Peter Van der Auweraert, the chief of mission in Bosnia for the IOM, told BIRN that general restrictions on movement are still in force, but that while migrants may not leave their accommodation centres, the IOM had managed to “mitigate some of the consequences of this isolation”.

“These measures include access to shops, either by means of traders coming to temporary reception centres, or through representatives of migrants who buy [supplies] on behalf of other migrants, in the presence of the IOM,” Van der Auweraert said, adding that measures also include allowing small groups of migrants access to Western Union offices, where they can withdraw money, “under controlled conditions and with police permission”.

Now the general restrictions in Bosnia are being lifted, Van der Auweraert continued, it may be time to review the restrictions on migrants and allow “at least those migrants who have undergone a medical examination and have not shown signs of COVID-19 to move freely”.

‘Next Ramadan, I will be in Western Europe’:

According to him, people in the camp also do not know when they will be free to go.

The Commissariat for Refugees and Migrants told BIRN that it was doing its best to help Muslims celebrate the holy month. “The provision of the desired foods and special delicacies that are prepared during iftar is possible thanks to the market that operates in Krnjaca, and whose procurement has been adjusted to needs, in accordance with the possibilities,” it said.

But Bilal says the market operating inside the centre was expensive, and the earlier system of allowing one person to go out and buy food for the rest had also proved hard to operate.

“Before, they said one person [from] one camp could go out and buy something for other families, but that’s difficult because … we are Syrians, Pakistanis, Kurds, so how can 14 families trust one person to bring them something?
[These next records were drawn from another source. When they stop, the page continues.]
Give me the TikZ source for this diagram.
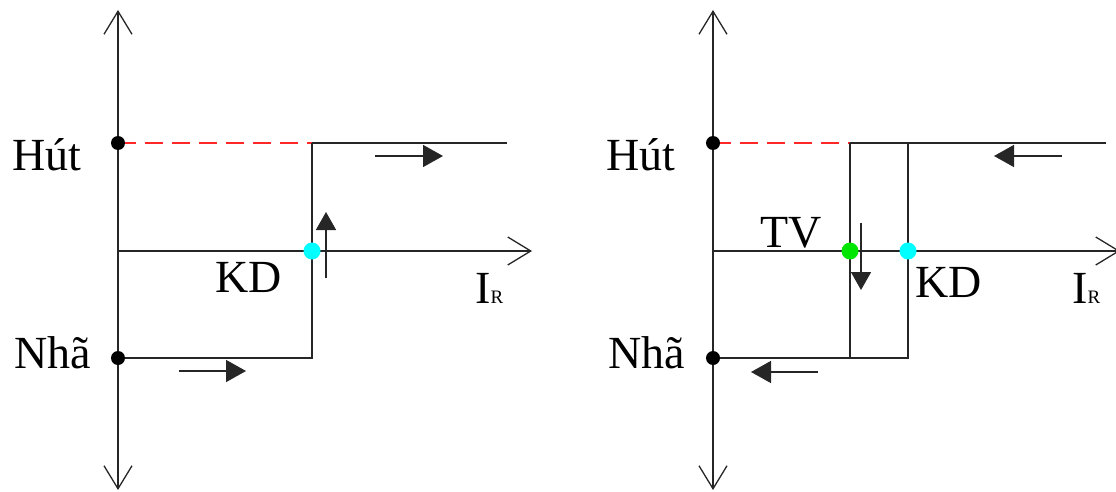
\documentclass[tikz,border=0pt]{standalone}
\usepackage{fontspec}
\setmainfont{Liberation Serif}
\usetikzlibrary{arrows.meta}
\tikzset{
  ln/.style={line width=1.6pt, draw=black!85},
  dashline/.style={line width=1.6pt, draw={rgb,255:red,255;green,40;blue,40}, dash pattern=on 18pt off 9pt},
  axis/.style={ln, -{Straight Barb[length=23pt,width=28pt,line width=1.3pt]}},
  dirarrow/.style={ln, -{Triangle[length=20pt,width=22pt]}},
  vdirarrow/.style={ln, -{Triangle[length=18pt,width=20pt]}},
  bdot/.style={circle, fill=black, inner sep=0pt, minimum size=14pt},
  cdot/.style={circle, fill={rgb,255:red,0;green,255;blue,255}, inner sep=0pt, minimum size=17pt},
  gdot/.style={circle, fill={rgb,255:red,0;green,230;blue,0}, inner sep=0pt, minimum size=17pt},
  lbl/.style={anchor=base west, inner sep=0pt, font=\fontsize{46}{50}\selectfont},
}
\newcommand{\IRlabel}{I\fontsize{19}{19}\selectfont R}
\begin{document}
\begin{tikzpicture}[x=1pt, y=-1pt]
\useasboundingbox (0,0) rectangle (1116,492);
% ---------- left panel ----------
\coordinate (Lo) at (118,251);
\coordinate (Ltop) at (118,10);
\coordinate (Lbot) at (118,490);
\coordinate (Lx) at (532,251);
\coordinate (Lh) at (118,143);
\coordinate (Ln) at (118,358);
\coordinate (Lhk) at (312,143);
\coordinate (Lnk) at (312,358);
\coordinate (Lhend) at (507,143);
\draw[axis] (Lo) -- (Ltop);
\draw[axis] (Lo) -- (Lbot);
\draw[axis] (Lo) -- (Lx);
\draw[dashline] (Lh) -- (Lhk);
\draw[ln] (Lhk) -- (Lhend);
\draw[ln] (Ln) -- (Lnk) -- (Lhk);
\coordinate (La1s) at (375,156); \coordinate (La1e) at (443,156);
\draw[dirarrow] (La1s) -- (La1e);
\coordinate (La2s) at (179,371); \coordinate (La2e) at (246,371);
\draw[dirarrow] (La2s) -- (La2e);
\coordinate (La3s) at (326,278); \coordinate (La3e) at (326,212);
\draw[vdirarrow] (La3s) -- (La3e);
\node[bdot] (LdH) at (Lh) {};
\node[bdot] (LdN) at (Ln) {};
\node[cdot] (LdK) at (312,251) {};
\node[lbl] (LtH) at (12,171) {Hút};
\node[lbl] (LtN) at (14,368) {Nhã};
\node[lbl] (LtK) at (215,292) {KD};
\node[lbl] (LtI) at (475,303) {\IRlabel};
% ---------- right panel ----------
\coordinate (Ro) at (713,251);
\coordinate (Rtop) at (713,10);
\coordinate (Rbot) at (713,490);
\coordinate (Rx) at (1120,251);
\coordinate (Rh) at (713,143);
\coordinate (Rn) at (713,358);
\coordinate (Rht) at (850,143);
\coordinate (Rnt) at (850,358);
\coordinate (Rhk) at (908,143);
\coordinate (Rnk) at (908,358);
\coordinate (Rhend) at (1106,143);
\draw[axis] (Ro) -- (Rtop);
\draw[axis] (Ro) -- (Rbot);
\draw[axis] (Ro) -- (Rx);
\draw[dashline] (Rh) -- (Rht);
\draw[ln] (Rht) -- (Rhend);
\draw[ln] (Rht) -- (Rnt);
\draw[ln] (Rn) -- (Rnk) -- (Rhk);
\coordinate (Ra1s) at (1062,156); \coordinate (Ra1e) at (994,156);
\draw[dirarrow] (Ra1s) -- (Ra1e);
\coordinate (Ra2s) at (818,372); \coordinate (Ra2e) at (751,372);
\draw[dirarrow] (Ra2s) -- (Ra2e);
\coordinate (Ra3s) at (861,223); \coordinate (Ra3e) at (861,290);
\draw[vdirarrow] (Ra3s) -- (Ra3e);
\node[bdot] (RdH) at (Rh) {};
\node[bdot] (RdN) at (Rn) {};
\node[gdot] (RdT) at (850,251) {};
\node[cdot] (RdK) at (908,251) {};
\node[lbl] (RtH) at (606,171) {Hút};
\node[lbl] (RtN) at (608,368) {Nhã};
\node[lbl] (RtT) at (760,247) {TV};
\node[lbl] (RtK) at (915,297) {KD};
\node[lbl] (RtI) at (1072,303) {\IRlabel};
\end{tikzpicture}
\end{document}
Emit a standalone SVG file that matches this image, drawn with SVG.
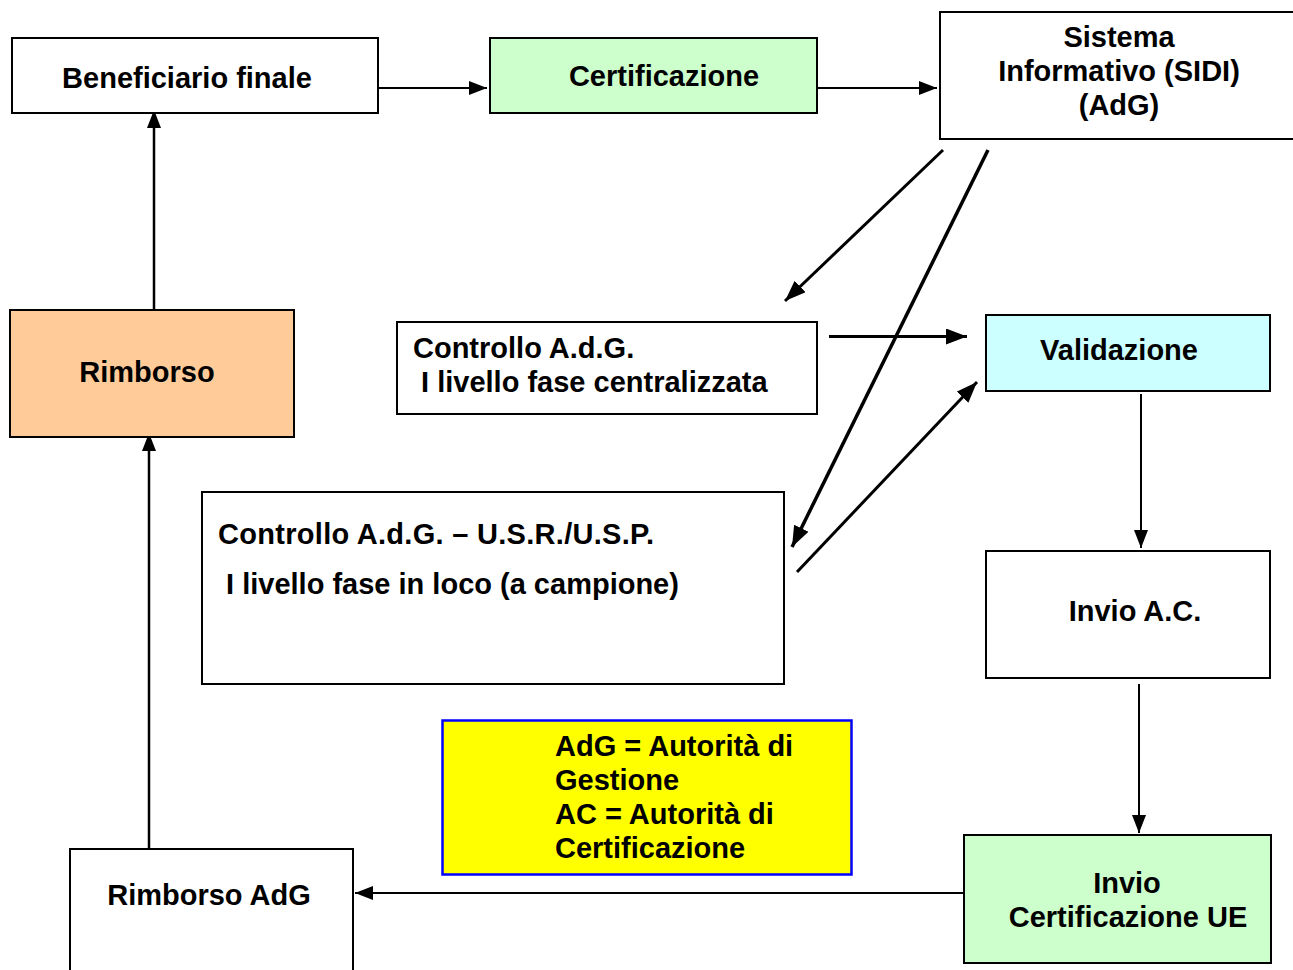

It is difficult,” he told BIRN.

Prayers aren’t easy, either. There is a hall in the camp for prayers but, due to pandemic restrictions in force in Serbia, banning gatherings in big groups, the camp inmates were advised not to use it. The Commissariat said it had advised “everyone to perform prayers for themselves in their room while the emergency measures are in force“.

Ismail, a migrant from Algeria, who is stuck in Serbia, in a camp near the western town of Sid, nostalgically recalled the Ramadans celebrated in his family circle.

While waiting for his chance to leave the camp, he said he and “a group of Algerian friends [were] trying to create our own [Ramadan] atmosphere”.

Meanwhile, Serbia has deployed troops near the camp. According to media reports on May 16, the military is deployed to protect the local population from alleged harassment and robberies committed by the migrants.

“Serbs have a wrong view of migrants,” he noted, adding that he had bad enough of the Balkans – and had also experienced plenty of police violence.

“Next Ramadan, I will be in Western Europe… If I do not arrive there, I will return to Algeria,” he concluded.